Sun, Jun 05, 2005 - Page 3 News List

Cross-strait meeting unlikely to bear fruit: academics

CNA , Washington

Now is not an opportune time for the top leaders on the two sides of the Taiwan Strait to engage in dialogue, two noted US academics said Friday.

Gary Schmitt, executive director of the Project for the New American Century, and Dan Blumenthal, a research fellow at the American Enterprise Institute, made the remarks while meeting with a group of Taiwan journalists.
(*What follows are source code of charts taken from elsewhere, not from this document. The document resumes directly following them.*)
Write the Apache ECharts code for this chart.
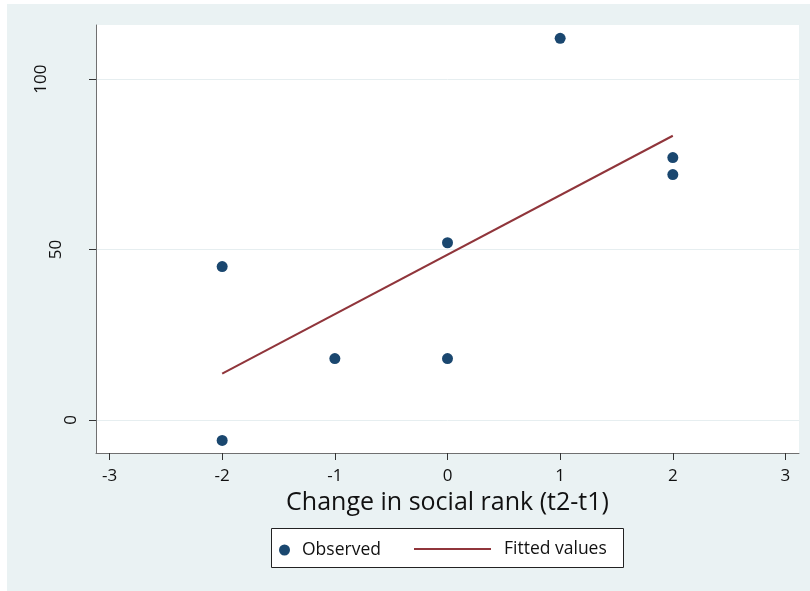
<!DOCTYPE html>
<html>
<head>
<meta charset="utf-8">
<script src="https://cdn.jsdelivr.net/npm/echarts@6/dist/echarts.min.js"></script>
<style>html,body{margin:0;padding:0;background:#fff}#c{width:810px;height:591px}</style>
</head>
<body>
<div id="c"></div>
<script>
// Observed data
var obsX = [-2, -2, -1, 0, 0, 1, 2, 2];
var obsY = [45, -6, 18, 18, 52, 112, 77, 72];
// Fitted line endpoints
var fitX = [-2, 2];
var fitY = [13.6, 83.4];
// Tick values
var xTicks = [-3, -2, -1, 0, 1, 2, 3];
var yTicks = [0, 50, 100];

var FONT = 'Open Sans';
var chart = echarts.init(document.getElementById('c'), null, {renderer: 'canvas'});

var obsData = obsX.map(function (x, i) { return [x, obsY[i]]; });
var fitData = fitX.map(function (x, i) { return [x, fitY[i]]; });

chart.setOption({
  animation: false,
  backgroundColor: '#fff',
  graphic: [
    {type: 'rect', left: 7, top: 4, shape: {width: 803, height: 587}, style: {fill: '#EAF2F3'}, z: -10, silent: true},
    {type: 'rect', left: 271, top: 528, shape: {width: 352, height: 39}, style: {fill: '#fff', stroke: '#222', lineWidth: 1}, z: 0, silent: true}
  ],
  grid: {left: 96, top: 25, right: 11, bottom: 138, show: true, backgroundColor: '#fff', borderWidth: 0},
  xAxis: {
    type: 'value', min: -3.12, max: 3.12,
    name: 'Change in social rank (t2-t1)', nameLocation: 'middle', nameGap: 30,
    nameTextStyle: {fontFamily: FONT, fontSize: 25, color: '#111'},
    axisLine: {show: true, onZero: false, lineStyle: {color: '#707070', width: 1}},
    axisTick: {show: true, length: 7, customValues: xTicks, lineStyle: {color: '#333'}},
    axisLabel: {customValues: xTicks, margin: 15, fontFamily: FONT, fontSize: 17, color: '#111'},
    splitLine: {show: false}
  },
  yAxis: {
    type: 'value', min: -9.7, max: 115.9,
    axisLine: {show: true, onZero: false, lineStyle: {color: '#707070', width: 1}},
    axisTick: {show: true, length: 7, customValues: yTicks, lineStyle: {color: '#333'}},
    axisLabel: {
      customValues: yTicks, rotate: 90, margin: 16, fontFamily: FONT, fontSize: 17, color: '#111',
      formatter: function (v) {
        var s = String(v);
        return '{p' + (s.length - 1) + '|' + s + '}';
      },
      rich: {
        p0: {fontFamily: FONT, fontSize: 17, color: '#111', padding: [0, 0, 0, 0]},
        p1: {fontFamily: FONT, fontSize: 17, color: '#111', padding: [0, 0, 15, 0]},
        p2: {fontFamily: FONT, fontSize: 17, color: '#111', padding: [0, 0, 30, 0]}
      }
    },
    splitLine: {show: true, lineStyle: {color: '#E6EEF0', width: 1}}
  },
  legend: [
    {
      data: [{name: 'Observed', icon: 'circle'}],
      left: 274, top: 536, itemWidth: 11, itemHeight: 11,
      textStyle: {fontFamily: FONT, fontSize: 17.5, color: '#111', padding: [0, 0, 0, 7]}
    },
    {
      data: [{name: 'Fitted values', icon: 'rect'}],
      left: 409, top: 535, itemWidth: 77, itemHeight: 2,
      textStyle: {fontFamily: FONT, fontSize: 17.5, color: '#111', padding: [0, 0, 0, 8]}
    }
  ],
  series: [
    {
      name: 'Observed', type: 'scatter', data: obsData, symbol: 'circle', symbolSize: 11,
      itemStyle: {color: '#1A476F', opacity: 1}, z: 3
    },
    {
      name: 'Fitted values', type: 'line', data: fitData, symbol: 'none', showSymbol: false,
      lineStyle: {color: '#90353B', width: 2}, itemStyle: {color: '#90353B'}, z: 2
    }
  ]
});
</script>
</body>
</html>
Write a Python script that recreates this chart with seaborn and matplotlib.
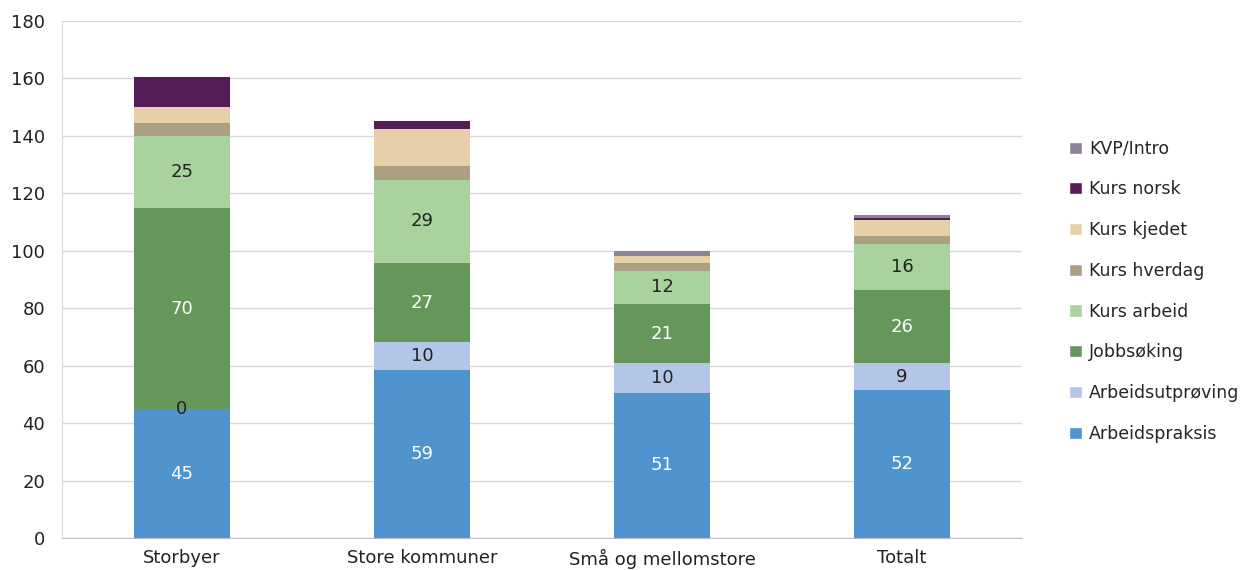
import numpy as np
import pandas as pd
import matplotlib
matplotlib.use("Agg")
import matplotlib.pyplot as plt
import seaborn as sns
from matplotlib.patches import Patch

# Kategorier og serier (lest av fra figuren)
kategorier = ["Storbyer", "Store kommuner", "Små og mellomstore", "Totalt"]
arbeidspraksis = [44.8, 58.6, 50.6, 51.5]
arbeidsutproving = [0.0, 9.6, 10.3, 9.3]
jobbsoking = [70.2, 27.4, 20.6, 25.6]
kurs_arbeid = [25.0, 29.2, 11.6, 16.0]
kurs_hverdag = [4.6, 4.6, 2.5, 2.8]
kurs_kjedet = [5.5, 13.1, 2.6, 5.5]
kurs_norsk = [10.3, 2.7, 0.0, 0.8]
kvp_intro = [0.0, 0.0, 1.8, 1.0]

serier = ["Arbeidspraksis", "Arbeidsutprøving", "Jobbsøking", "Kurs arbeid",
          "Kurs hverdag", "Kurs kjedet", "Kurs norsk", "KVP/Intro"]
verdier = [arbeidspraksis, arbeidsutproving, jobbsoking, kurs_arbeid,
           kurs_hverdag, kurs_kjedet, kurs_norsk, kvp_intro]
farger = ["#4F93CF", "#B4C6E7", "#65965A", "#A9D29E",
          "#ACA084", "#E7CFA8", "#561C58", "#8E8299"]
# serier som får tallverdier, og tekstfarge
etikett_farge = {0: "white", 1: "#222222", 2: "white", 3: "#222222"}

df = pd.DataFrame(dict(zip(serier, verdier)), index=kategorier)
kum = df.cumsum(axis=1)

sns.set_style("white")
plt.rcParams["font.family"] = ["DejaVu Sans"]

fig = plt.figure(figsize=(12.42, 5.70), dpi=100)
ax = fig.add_axes([0.0499, 0.0561, 0.773, 0.9071])

# Stablede søyler: tegn kumulative summer fra toppen og ned
for i in range(len(serier) - 1, -1, -1):
    sns.barplot(x=kategorier, y=kum[serier[i]].values, color=farger[i],
                width=0.4, linewidth=0, saturation=1, ax=ax, zorder=2)

# Verdietiketter
for i, c in etikett_farge.items():
    s = serier[i]
    for j, k in enumerate(kategorier):
        v = df.loc[k, s]
        midt = kum.loc[k, s] - v / 2
        ax.text(j, midt, f"{v:.0f}", ha="center", va="center",
                fontsize=13, color=c, zorder=3)

ax.set_ylim(0, 180)
ax.set_xlim(-0.5, 3.5)
ax.set_yticks(range(0, 181, 20))
ax.yaxis.grid(True, color="#D9D9D9", linewidth=1)
ax.set_axisbelow(True)
for sp in ["top", "right"]:
    ax.spines[sp].set_visible(False)
ax.spines["left"].set_color("#D9D9D9")
ax.spines["bottom"].set_color("#BFBFBF")
ax.tick_params(axis="y", labelsize=13, length=0, pad=12, colors="#222222")
ax.set_xticks(np.arange(-0.5, 4, 1), minor=True)
ax.tick_params(axis="x", which="major", length=0, labelsize=13, pad=8,
               colors="#222222")
ax.tick_params(axis="x", which="minor", length=6, color="#BFBFBF")
ax.set_xlabel("")
ax.set_ylabel("")

handles = [Patch(facecolor=farger[i], label=serier[i]) for i in range(len(serier) - 1, -1, -1)]
fig.legend(handles=handles, loc="center left", bbox_to_anchor=(0.861, 0.489),
           frameon=False, fontsize=12.5, handlelength=0.7, handleheight=0.7,
           handletextpad=0.45, labelspacing=1.31, borderpad=0, borderaxespad=0)

fig.savefig("out.png", dpi=100)
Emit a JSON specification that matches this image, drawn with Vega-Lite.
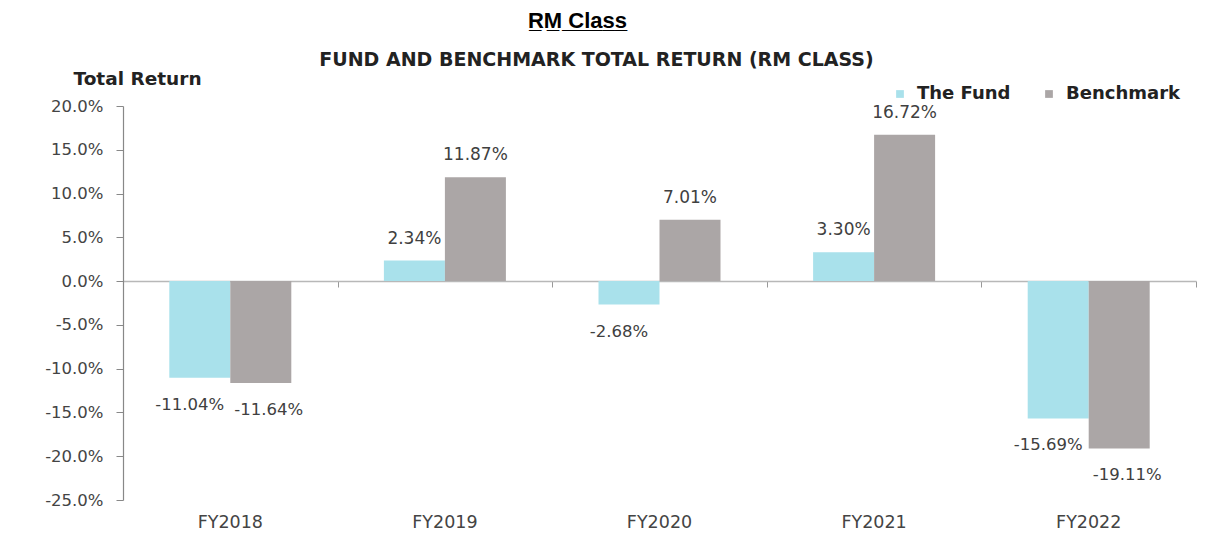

Their comments came a day after President Chen Shui-bian (陳水扁) said he would be willing to meet with Chinese President Hu Jintao (胡錦濤) in a third country with no prerequisites, and added that the US could be a possible bridge or platform for such a cross-strait meeting.

To the best of his understanding, Schmitt said, the Bush administration will not get involved in cross-strait affairs and instead looks forward to seeing direct engagements between the Taipei and Beijing.

Even though dialogue can help ease tensions, Schmitt said Taiwan should be cautious and prudent in dealing with China. From a long-term perspective, he said, Taiwan should wait until after China has engaged in political reform. Before that, cross-strait dialogue will not achieve any major breakthrough, he predicted.

Blumenthal echoed Schmitt's view, saying that cross-strait talks, even high-level ones, could hardly achieve substantive results because of the different political systems on either side of the Strait.

He further said it would be "tough and dangerous" if the US were to get involved in a proposed cross-strait summit meeting. The pitfall could lie in the possibility that the US would pressure Taiwan to compromise in the course of cross-strait dialogue in exchange for China's cooperation in other fields, Blumenthal said, adding that if such a scenario does happen, Taiwan could suffer setbacks.

No matter whether a cross-strait summit could become a reality, Blumenthal said, the US must face up squarely to China's ever-growing military build-up.

In addition to pushing for China to dismantle its missiles targeting Taiwan, the US should also demand that China consider Chen's proposal that the two sides of the Taiwan Strait forge a military mutual trust mechanism, he said.

Given the imbalance in the two sides' military strength, Blumenthal said the right time has yet to come for Taiwan to hold a meeting with China.